In Pakistan, more than 1,500 people were killed and 33 million were displaced following a record-breaking monsoon in June. Countries including India, Bangladesh, and Afghanistan also recorded hundreds of deaths and millions displaced due to flooding around the same period.
Climate change made the floods up to 50 percent worse and caused three times the rainfall recorded as Pakistan’s 30-year average, experts said. Haphazard infrastructure development and deforestation due to urbanization also contributed to the disaster, as did melting glaciers in the Himalayas.
Devastating Heatwaves and drought
The year 2022 will go down in the history books as being the warmest on record. In the U.S., 2022 was the third-hottest U.S. summer on record in the past 128 years, according to NOAA.

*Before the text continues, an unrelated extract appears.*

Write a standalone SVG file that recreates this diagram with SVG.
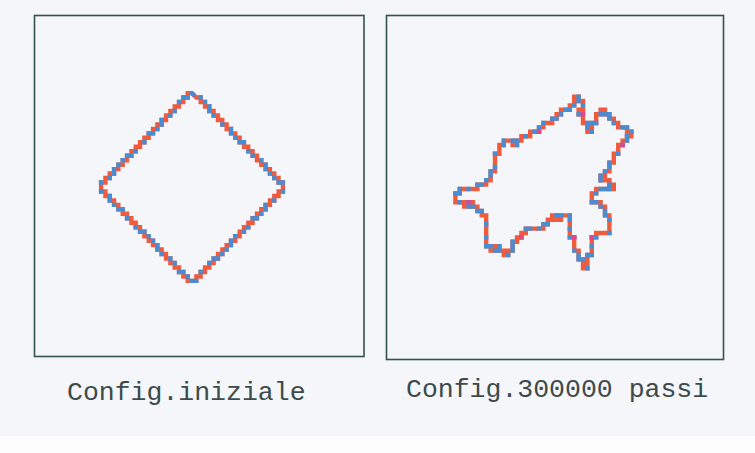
<svg xmlns="http://www.w3.org/2000/svg" width="755" height="453" viewBox="0 0 755 453">
<style>
.frame{fill:none;stroke:#34524f;stroke-width:1.6}
.lbl{font-family:"Liberation Mono","DejaVu Sans Mono",monospace;font-size:26.5px;fill:#3c4a4a}
.chain{fill:none;stroke-width:1;stroke-linejoin:miter;stroke-linecap:square}
.red{stroke:#f15b3d}
.blue{stroke:#4a8cd2;stroke-linecap:butt}
.pink{stroke:#e0468c;stroke-linecap:butt}
</style>
<defs>
<path id="diamond" d="M0 -21 h-1v1h-1v1h-1v1h-1v1h-1v1h-1v1h-1v1h-1v1h-1v1h-1v1h-1v1h-1v1h-1v1h-1v1h-1v1h-1v1h-1v1h-1v1h-1v1h-1v1h-1v1 v1h1v1h1v1h1v1h1v1h1v1h1v1h1v1h1v1h1v1h1v1h1v1h1v1h1v1h1v1h1v1h1v1h1v1h1v1h1v1h1v1h1 h1v-1h1v-1h1v-1h1v-1h1v-1h1v-1h1v-1h1v-1h1v-1h1v-1h1v-1h1v-1h1v-1h1v-1h1v-1h1v-1h1v-1h1v-1h1v-1h1v-1h1v-1 v-1h-1v-1h-1v-1h-1v-1h-1v-1h-1v-1h-1v-1h-1v-1h-1v-1h-1v-1h-1v-1h-1v-1h-1v-1h-1v-1h-1v-1h-1v-1h-1v-1h-1v-1h-1v-1h-1v-1h-1Z"/>
<path id="blob" d="M31 1V2H32V4H31V5H32V7H33V9H34V7H35V5H36V4H37V5H38V6H39V7H40V8H42V9H43V10H42V11H41V12H40V14H39V16H38V18H37V19H36V20H38V21H39V22H35V23H34V25H36V26H37V28H38V32H35V33H34V37H33V40H32V38H31V36H30V33H29V28H27V29H26V28H25V29H24V30H23V31H19V32H18V33H17V34H16V36H15V37H14V36H13V35H12V36H11V35H10V28H9V27H8V26H7V25H6V26H5V25H3V23H4V22H8V21H10V20H11V18H12V14H13V12H14V11H16V12H17V11H18V10H20V9H22V8H23V7H25V6H26V5H27V4H29V3H30V1Z"/>
</defs>
<rect x="0" y="0" width="755" height="453" fill="#f5f6fa"/>
<rect x="0" y="436" width="755" height="17" fill="#fdfdfe"/>
<g id="panel-initial">
<rect class="frame" x="34.5" y="15.5" width="329.5" height="341"/>
<g transform="translate(192,187) scale(4.33,4.47)">
<use href="#diamond" class="chain red"/>
<use href="#diamond" class="chain blue" stroke-dasharray="1 1 2 1 1 2 1 1 1 2 2 1 1 1 2 2 1 3 1 1 2 1 1 1" stroke-dashoffset="0.5"/>
</g>
<text class="lbl" x="67" y="400">Config.iniziale</text>
</g>
<g id="panel-300000">
<rect class="frame" x="386.5" y="15.5" width="337" height="344"/>
<g transform="translate(442.2,92.2) scale(4.4)">
<use href="#blob" class="chain red"/>
<use href="#blob" class="chain blue" stroke-dasharray="2 1 1 2 1 3 2 1 1 1 2 2 1 2 3 1 1 2 2 1 1 1" stroke-dashoffset="0.5"/>
<use href="#blob" class="chain pink" stroke-dasharray="1 29 1 41 1 17 1 23" stroke-dashoffset="-6.5"/>
</g>
<text class="lbl" x="406" y="397">Config.300000 passi</text>
</g>
</svg>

The heat that scorched and baked the country this summer smashed thousands of temperature records along the way. Added to the extreme heat is a persistent drought that has covered more than 40 percent of the continental United States for nearly two years.
Europe experienced its hottest summer on record in 2022. And scientists published a sprawling global assessment that warned warming will continue unless humans drastically cut back on greenhouse gas emissions that heat the planet.

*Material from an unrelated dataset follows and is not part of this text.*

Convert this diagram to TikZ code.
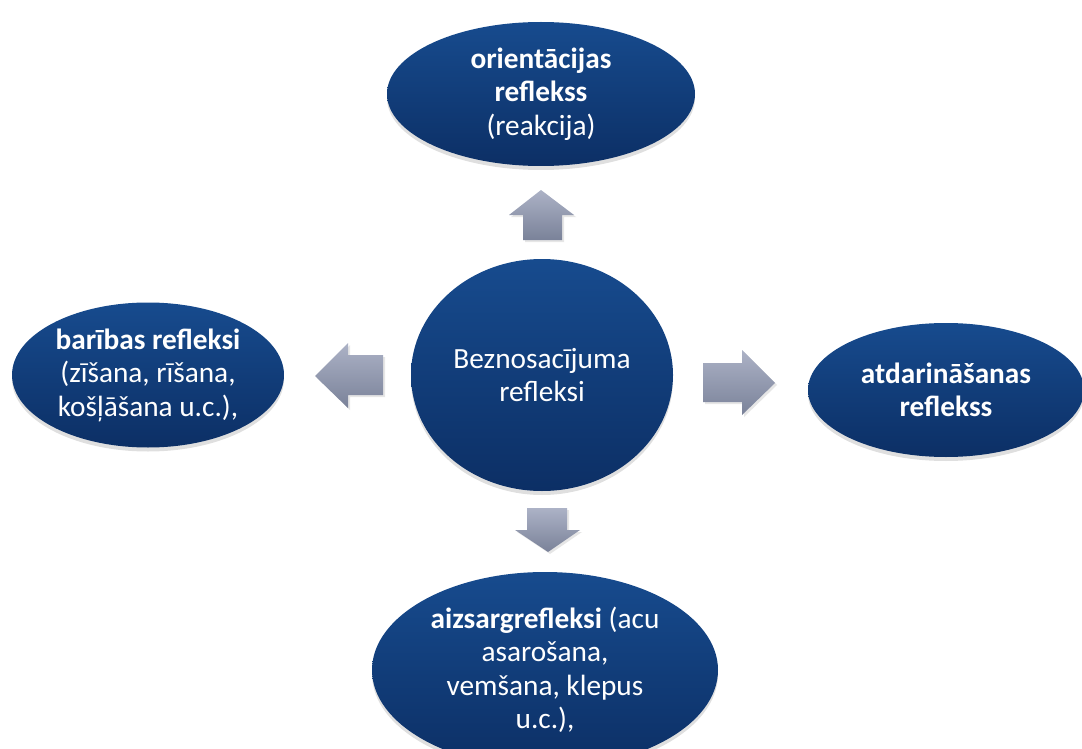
\documentclass[tikz,border=0pt]{standalone}
\usepackage{fontspec}
\setmainfont{Carlito}
\usetikzlibrary{shapes.geometric,shadows}
\definecolor{ovaltop}{RGB}{23,75,142}
\definecolor{ovalbot}{RGB}{12,47,101}
\definecolor{arrtop}{RGB}{172,178,198}
\definecolor{arrbot}{RGB}{122,130,153}
\newcommand{\ovalfont}{\fontsize{29.3}{33.5}\selectfont}

\begin{document}
\begin{tikzpicture}[
      x=1pt, y=-1pt,
      oval/.style={ellipse, inner sep=0pt, top color=ovaltop, bottom color=ovalbot,
        text=white, align=center, font=\ovalfont,
        drop shadow={opacity=0.25, shadow xshift=0pt, shadow yshift=-4pt}},
      blockarrow/.style={top color=arrtop, bottom color=arrbot,
        drop shadow={opacity=0.2, shadow xshift=2pt, shadow yshift=-2pt}}
    ]
    \useasboundingbox (0,0) rectangle (1082,749);
    % Draw the centre and the four reflexes.
    \node[oval, minimum width=262pt, minimum height=232pt] (core) at (542,375)
      {Beznosacījuma\\refleksi};
    \node[oval, minimum width=308pt, minimum height=144pt] (orient) at (541,94)
      {\textbf{orientācijas}\\\textbf{reflekss}\\(reakcija)};
    \node[oval, minimum width=272pt, minimum height=145pt] (food) at (148,375)
      {\textbf{barības refleksi}\\(zīšana, rīšana,\\košļāšana u.c.),};
    \node[oval, minimum width=276pt, minimum height=134pt] (imit) at (946,390)
      {\textbf{atdarināšanas}\\\textbf{reflekss}};
    \node[oval, minimum width=346pt, minimum height=196pt] (guard) at (545,670)
      {\textbf{aizsargrefleksi} (acu\\asarošana,\\vemšana, klepus\\u.c.),};
    % Draw the block arrows.
    \shade[blockarrow] (509,215) -- (541,190) -- (574,215) -- (562,215)
      -- (562,240) -- (523,240) -- (523,215) -- cycle;
    \shade[blockarrow] (348,343) -- (315,376) -- (348,408) -- (348,395)
      -- (383,395) -- (383,355) -- (348,355) -- cycle;
    \shade[blockarrow] (742,350) -- (775,383) -- (742,415) -- (742,402)
      -- (703,402) -- (703,363) -- (742,363) -- cycle;
    \shade[blockarrow] (515,530) -- (548,552) -- (580,530) -- (567,530)
      -- (567,508) -- (527,508) -- (527,530) -- cycle;
\end{tikzpicture}
\end{document}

Record-breaking heat and drought across Europe dried up rivers and fueled fires in several countries including France, Greece, Portugal, Slovenia, and Spain. At least a dozen people died, thousands were displaced and carbon emissions surged to break records kept since 2003.
In the Horn of Africa, which comprises the countries of Djibouti, Eritrea, Ethiopia, and Somalia, as well as neighbouring Uganda, drought has caused one of the most extreme food crises the continent has ever seen.
The cost of these weather disasters is shockinjg
You really can’t put an accurate cost on a disaster, mainly because there are so many mitigating factors. Yes, a home lost to a wildfire will have a monetary value, but how do we put a money value on a lifetime of memories and any material things lost.
At east 29 billion-dollar weather disasters have rocked the planet in 2022, said insurance broker Aon in its quarterly disaster report issued October 18. Heat waves in Europe killed more than 16,000 people and nearly 1,700 died as a result of flooding in Pakistan.
The report cited total economic losses estimated at minimally $227 billion – of which $99 billion were covered by public and private insurers – representing a protection gap of 56 percent.
Michal Lörinc, head of catastrophe insight in Aon’s Impact Forecasting team, said: “It is anticipated that there will be robust loss development across many of the reported natural catastrophes, especially with the realization of costs associated with recent tropical cyclone development worldwide. Recurring La Niña conditions and the remainder of tropical cyclone seasons can potentially trigger impactful events through the rest of the year, with additional costs arising from inflationary pressure. Secondary perils can similarly push the overall insured losses for 2022 well beyond $100 billion.”